Cheikh Khaled Bentounes

Histoire de l’Écriture

L’histoire de l’écriture, l’un des piliers de la civilisation humaine, débute il y a environ 14 siècles avant notre ère. L’écriture arabe connaît, quant à elle, une évolution significative, passant de ses formes primitives à sa forme actuelle.

Arbre généalogique de l’évolution des écritures avant l’ère commune

Écriture et Sacré

En 653, le calife ‘Uthmân (574-656) unifia les textes du Coran pour créer une version officielle (al-Mushaf al-’Uthmânî). L’écriture arabe se propageant, la calligraphie devient une composante majeure de l’art arabo-musulman grâce aux premiers manuscrits du Coran.

Dans les arts islamiques, la calligraphie arabe va au-delà de sa fonction utilitaire ou décorative. Elle devient une expression vivante et un moyen de contemplation. Elle transcende la simple fixation de mots ou de formes artistiques, révélant le sens, le symbolisme et l’étonnement. Telle une partition musicale, elle attend d’être interprétée, nous incitant à lire le vaste livre du monde et à comprendre l’essence du décret divin.

Calligraphie stylisée en forme de mosquée
(Et Allah est tout-puissant sur toute chose)
1897, Mode : Thuluth, Papier, 60,5 x 51,2 cm
Fondation ADLANIA, Manuscrits, MAN-480

Période Mecquoise et Médinoise

(610-661)

Au début du VIIe siècle, la révélation du Coran est notée par un groupe restreint de scribes, dont Ali ibn Abî Talib, ‘Uthmân ibn ‘Affân et d’autres figures notables, marquant ainsi la période Mecquoise et Médinoise. 

Les femmes calligraphes participent à l’apprentissage et à la transmission de l’écriture et du savoir. Elles sont encouragées par
le Prophète à étudier, à l’instar de la mecquoise Al-Shifa bint ‘Abdullah al-Qurashiyyah al-Adawiya (m. 640) dont on rapporte qu’il lui demanda d’enseigner son épouse Hafsa (605-661).

Le style calligraphique émergeant, connu sous le nom de Hijâzî, se distingue par ses formes angulaires et généreuses, avec des lettres élancées dont les hampes verticales penchent vers la droite. Cette écriture était principalement utilisée pour copier le Coran à l’époque, comme le rapporte Ibn al-Nadîm (m. 990) dans son catalogue (Al-Fihrist).

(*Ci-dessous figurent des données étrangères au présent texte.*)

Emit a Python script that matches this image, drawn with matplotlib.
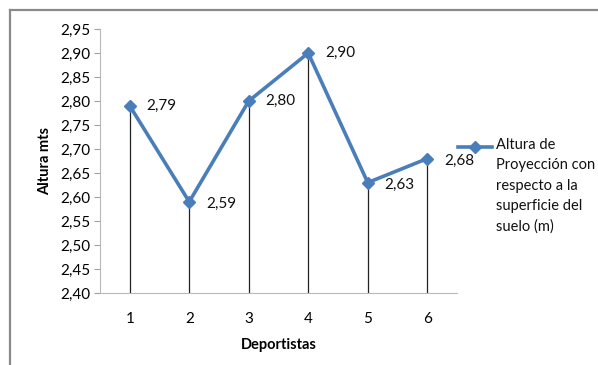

Inscription du Wâdî al-Châmiya
(à quelques dizaines de kilomètres au Nord-Est de la Mecque)

Période omeyyade

(661-750)

La période omeyyade (661-750) a vu l’homogénéisation de l’écriture hijâzî et l’émergence du style calligraphique kûfî, largement utilisé pour l’écriture du Coran et pour l’ornementation des monuments. L’école de Koufa, qui a produit ce style, a vu ses débuts vers le VIIIe siècle sous l’influence de Hassan al-Basrî (642-728). L’écriture kûfî se démarque par ses lignes droites, ses formes anguleuses et l’utilisation de blancs (espaces), pour séparer les mots, atteignant son apogée pendant la période abbasside avec plus de soixante-dix variantes.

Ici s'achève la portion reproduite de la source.